> **INSTRUCTIONS FOR THE TASK**:
Print the lines of the listing below verbatim from its first line through the line bearing "from matplotlib.patches import". Any pictures are to be omitted.

+--

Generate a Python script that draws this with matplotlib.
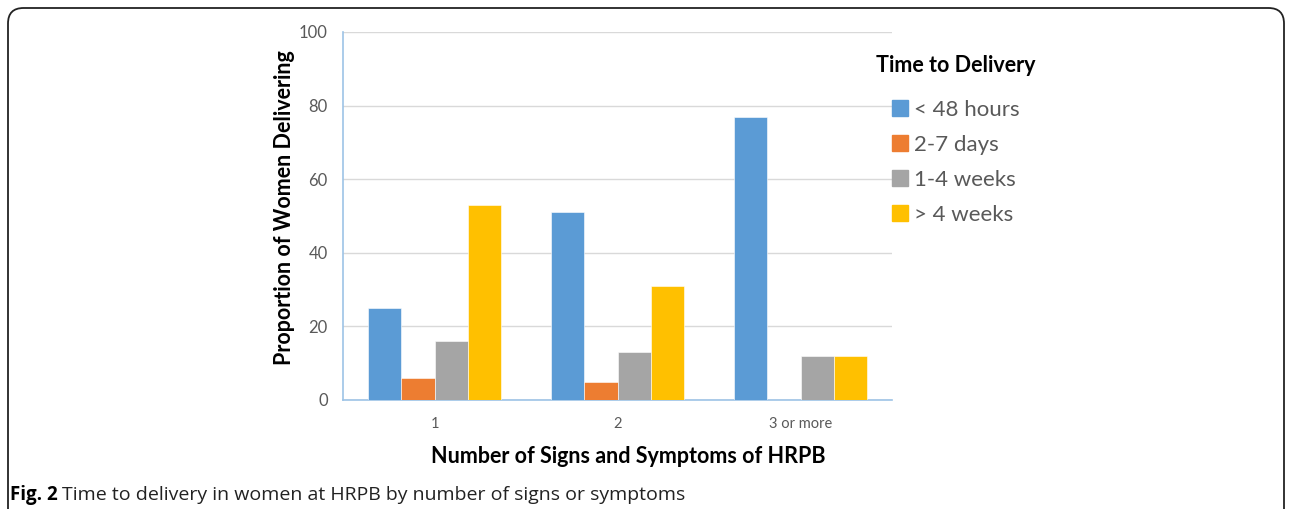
import matplotlib
matplotlib.use("Agg")
import matplotlib.pyplot as plt
import numpy as np
from matplotlib.patches import FancyBboxPatch, Patch

categories = ["1", "2", "3 or more"]
series_names = ["< 48 hours", "2-7 days", "1-4 weeks", "> 4 weeks"]
lt48h = [25, 51, 77]
d2_7 = [6, 5, 0]
w1_4 = [16, 13, 12]
gt4w = [53, 31, 12]
series = [lt48h, d2_7, w1_4, gt4w]
colors = ["#5B9BD5", "#ED7D31", "#A5A5A5", "#FFC000"]
yticks = [0, 20, 40, 60, 80, 100]

plt.rcParams['font.family'] = ['Lato', 'DejaVu Sans']
W, H = 1292, 509
fig = plt.figure(figsize=(W/100, H/100), dpi=100)

# outer rounded frame
frame = FancyBboxPatch((8/W, -20/H), (1284-8)/W, (H-8+20)/H,
                       boxstyle="round,pad=0,rounding_size=0.012",
                       transform=fig.transFigure, fill=False,
                       edgecolor="#222222", linewidth=1.3, mutation_aspect=W/H)
fig.patches.append(frame)

ax = fig.add_axes([343/W, 1-400/H, (892-343)/W, (400-32)/H])
x = np.arange(len(categories))
bw = 0.183
for i, (vals, c) in enumerate(zip(series, colors)):
    ax.bar(x + (i-1.5)*bw, vals, width=bw, color=c, edgecolor="white", linewidth=0.4, zorder=3)

ax.set_xlim(-0.5, 2.5)
ax.set_ylim(0, 100)
ax.set_yticks(yticks)
ax.set_xticks(x)
ax.set_xticklabels(categories)
ax.yaxis.grid(True, color="#D9D9D9", linewidth=1, zorder=0)
for s in ["top", "right"]:
    ax.spines[s].set_visible(False)
ax.spines["left"].set_color("#9DC3E6")
ax.spines["bottom"].set_color("#9DC3E6")
ax.spines["left"].set_linewidth(1.2)
ax.spines["bottom"].set_linewidth(1.2)
ax.tick_params(axis="both", length=0, colors="#595959")
ax.tick_params(axis="y", labelsize=12, pad=11)
ax.tick_params(axis="x", labelsize=10.5, pad=12)

ax.set_ylabel("Proportion of Women Delivering", fontsize=15.5, fontweight="bold", color="black")
ax.yaxis.set_label_coords(-(343-295)/(892-343), (400-207.5)/(400-32), transform=ax.transAxes)
ax.set_xlabel("Number of Signs and Symptoms of HRPB", fontsize=15.5, fontweight="bold", color="black")
ax.xaxis.set_label_coords((628-343)/(892-343), -(446-400)/(400-32), transform=ax.transAxes)

handles = [Patch(facecolor=c, edgecolor=c) for c in colors]
leg = fig.legend(handles, series_names, loc="upper left", bbox_to_anchor=(856/W, 1-35/H),
                 frameon=False, fontsize=16, title="Time to Delivery",
                 handlelength=0.72, handleheight=0.72, handletextpad=0.3,
                 labelspacing=0.68, labelcolor="#595959")
leg.get_title().set_fontsize(15.5)
leg.get_title().set_fontweight("bold")
leg._legend_box.sep = 17

fig.text(10/W, 1-495/H, "Fig. 2", fontsize=13.5, fontweight="bold", va="center", ha="left",
         family=["Open Sans", "DejaVu Sans"])
fig.text(62/W, 1-495/H, "Time to delivery in women at HRPB by number of signs or symptoms",
         fontsize=14, va="center", ha="left", family=["Open Sans", "DejaVu Sans"], color="#222222")

fig.savefig("out.png", dpi=100)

+--

> **RESULT**:
Generate a Python script that draws this with matplotlib.
import matplotlib
matplotlib.use("Agg")
import matplotlib.pyplot as plt
import numpy as np
from matplotlib.patches import FancyBboxPatch, Patch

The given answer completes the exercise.